We thank the referee for their constructive and detailed comments on our manuscript. We address each major comment below and will incorporate the requested additions and clarifications into a revised version.

read point-by-point responses
  1. Referee: [Modeling framework / hydrodynamical afterglow models] The headline constraints on viewing angle, DL, and H0 rest on the assumption that the new hydrodynamical afterglow models accurately reproduce the time-evolving VLBI visibility amplitudes and phases. The manuscript should provide quantitative validation—e.g., residuals between model and observed visibilities for the best-fit parameters, or explicit tests of sensitivity to lateral spreading and surface-brightness profile assumptions—because any systematic mismatch would shift the inclination posterior and, through its covariance with DL, bias H0 (see the modeling section describing the hydrodynamical grid).

    Authors: We agree that quantitative validation is necessary to support the robustness of the derived constraints. In the revised manuscript we will add a dedicated subsection that presents the residuals between the best-fit hydrodynamical model visibilities and the observed VLBI data at each epoch. We will also include explicit sensitivity tests that vary the lateral spreading prescription and the assumed surface-brightness profile, demonstrating that the viewing-angle posterior remains stable within the quoted 68% credible interval. These additions will directly address the concern that unaccounted model systematics could bias the inclination–DL covariance and therefore H0. revision: yes

  2. Referee: [H0 fitting procedure] The marginalization over the ensemble of peculiar-velocity corrections is load-bearing for the quoted H0 uncertainty. The paper must specify the exact construction of this ensemble (range, priors, and number of realizations) and demonstrate that the H0 posterior width is stable when the ensemble is broadened or narrowed, as an incomplete ensemble would understate the total uncertainty on H0.
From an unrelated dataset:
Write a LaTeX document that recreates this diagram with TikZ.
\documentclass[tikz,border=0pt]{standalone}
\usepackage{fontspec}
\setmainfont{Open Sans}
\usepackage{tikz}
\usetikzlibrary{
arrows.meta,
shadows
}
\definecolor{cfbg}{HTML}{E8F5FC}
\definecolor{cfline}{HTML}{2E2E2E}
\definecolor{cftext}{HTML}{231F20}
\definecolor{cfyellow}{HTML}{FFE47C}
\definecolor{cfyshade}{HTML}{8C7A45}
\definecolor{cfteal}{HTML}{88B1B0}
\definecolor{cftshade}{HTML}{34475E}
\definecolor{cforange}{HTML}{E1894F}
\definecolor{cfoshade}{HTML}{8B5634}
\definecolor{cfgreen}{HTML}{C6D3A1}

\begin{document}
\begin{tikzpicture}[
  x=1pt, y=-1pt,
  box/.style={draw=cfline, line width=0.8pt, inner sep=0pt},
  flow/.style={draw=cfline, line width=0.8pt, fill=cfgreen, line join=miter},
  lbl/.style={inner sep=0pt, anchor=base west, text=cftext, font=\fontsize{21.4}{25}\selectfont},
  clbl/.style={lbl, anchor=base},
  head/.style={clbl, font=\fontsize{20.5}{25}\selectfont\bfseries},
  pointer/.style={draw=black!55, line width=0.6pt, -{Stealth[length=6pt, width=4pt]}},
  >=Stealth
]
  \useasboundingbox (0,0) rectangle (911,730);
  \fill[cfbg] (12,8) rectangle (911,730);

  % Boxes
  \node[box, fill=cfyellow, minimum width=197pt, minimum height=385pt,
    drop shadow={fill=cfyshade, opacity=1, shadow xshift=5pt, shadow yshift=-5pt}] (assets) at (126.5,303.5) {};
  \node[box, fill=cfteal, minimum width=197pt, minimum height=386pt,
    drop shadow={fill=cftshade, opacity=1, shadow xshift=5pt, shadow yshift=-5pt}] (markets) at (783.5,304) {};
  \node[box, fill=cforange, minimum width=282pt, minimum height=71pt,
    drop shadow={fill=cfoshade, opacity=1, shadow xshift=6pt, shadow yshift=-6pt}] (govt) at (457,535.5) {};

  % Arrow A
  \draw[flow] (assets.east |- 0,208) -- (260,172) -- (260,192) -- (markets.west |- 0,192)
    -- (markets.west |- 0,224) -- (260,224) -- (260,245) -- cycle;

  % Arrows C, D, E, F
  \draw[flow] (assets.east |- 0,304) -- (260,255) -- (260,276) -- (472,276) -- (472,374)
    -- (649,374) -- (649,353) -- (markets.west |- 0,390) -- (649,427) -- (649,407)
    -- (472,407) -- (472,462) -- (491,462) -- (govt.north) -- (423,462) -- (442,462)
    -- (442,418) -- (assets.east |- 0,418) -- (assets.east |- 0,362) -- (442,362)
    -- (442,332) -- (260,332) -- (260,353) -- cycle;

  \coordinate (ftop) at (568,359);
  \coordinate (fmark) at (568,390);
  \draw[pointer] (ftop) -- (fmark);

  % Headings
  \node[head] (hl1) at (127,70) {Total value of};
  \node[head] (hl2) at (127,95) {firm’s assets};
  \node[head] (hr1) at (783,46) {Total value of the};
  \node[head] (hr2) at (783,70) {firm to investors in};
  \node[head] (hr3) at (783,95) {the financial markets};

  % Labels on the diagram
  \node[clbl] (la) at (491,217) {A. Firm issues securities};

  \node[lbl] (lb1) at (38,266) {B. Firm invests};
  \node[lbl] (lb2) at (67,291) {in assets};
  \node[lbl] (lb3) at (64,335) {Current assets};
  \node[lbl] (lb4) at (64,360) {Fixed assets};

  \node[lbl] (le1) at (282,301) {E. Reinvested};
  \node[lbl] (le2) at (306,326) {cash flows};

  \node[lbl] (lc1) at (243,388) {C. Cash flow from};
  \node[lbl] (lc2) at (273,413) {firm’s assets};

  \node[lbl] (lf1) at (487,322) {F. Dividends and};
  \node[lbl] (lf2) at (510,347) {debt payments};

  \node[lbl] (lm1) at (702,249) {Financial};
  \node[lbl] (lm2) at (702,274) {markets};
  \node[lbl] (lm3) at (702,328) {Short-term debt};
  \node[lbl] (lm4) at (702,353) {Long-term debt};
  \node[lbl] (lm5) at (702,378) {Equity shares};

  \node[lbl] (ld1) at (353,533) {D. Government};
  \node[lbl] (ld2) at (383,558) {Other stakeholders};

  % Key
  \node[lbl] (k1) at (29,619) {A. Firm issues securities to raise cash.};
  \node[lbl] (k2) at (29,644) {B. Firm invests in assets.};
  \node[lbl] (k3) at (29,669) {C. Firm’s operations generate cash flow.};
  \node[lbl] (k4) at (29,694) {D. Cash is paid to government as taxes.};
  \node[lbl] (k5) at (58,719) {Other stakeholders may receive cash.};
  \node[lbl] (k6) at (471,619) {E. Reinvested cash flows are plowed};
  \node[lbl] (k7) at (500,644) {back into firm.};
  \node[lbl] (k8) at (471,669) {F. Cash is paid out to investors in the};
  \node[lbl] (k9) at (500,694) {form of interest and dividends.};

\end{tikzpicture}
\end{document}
    Authors: We will revise the relevant methods section to provide a complete description of the peculiar-velocity ensemble, including the adopted range of corrections, the priors placed on each realization, and the total number of realizations drawn. In addition, we will add a supplementary figure that repeats the full H0 analysis for both a broadened and a narrowed version of the ensemble, confirming that the reported H0 uncertainty is insensitive to reasonable variations in the ensemble construction. This will demonstrate that the marginalization is not understating the total error budget. revision: yes

Circularity Check

0 steps flagged

No significant circularity in derivation chain

full rationale

The paper's central results are produced by direct Bayesian visibility-plane fitting of new hydrodynamical afterglow models (with continuum of jet geometries) to the full VLBI dataset, followed by direct fitting for DL and H0 while marginalizing over an external ensemble of peculiar-velocity corrections. No quoted step reduces a claimed prediction to a quantity defined by the authors' own prior fits, self-citations, or ansatzes; the hydrodynamical models and velocity ensemble are treated as independent inputs. This is the most common honest outcome for a paper whose load-bearing operations remain externally falsifiable.

Axiom & Free-Parameter Ledger

2 free parameters · 2 axioms · 0 invented entities

The central claim rests on the accuracy of hydrodynamical jet afterglow models and the completeness of the peculiar-velocity ensemble; these are domain assumptions rather than new entities or free parameters fitted to the target result.

free parameters (2)
  • jet geometry parameters
    A continuum of jet geometries is explored within the hydrodynamical models rather than fixed a priori.
  • peculiar velocity corrections
    Marginalized over an ensemble of plausible values rather than fixed.
axioms (2)
  • domain assumption Hydrodynamical simulations accurately capture the relativistic jet afterglow emission for the range of geometries considered
    Invoked when fitting the VLBI visibility data to obtain viewing-angle constraints.
  • domain assumption Bayesian inference with the chosen likelihood and priors properly accounts for all statistical and systematic uncertainties in the VLBI data
    Central to the visibility-plane model-fitting framework.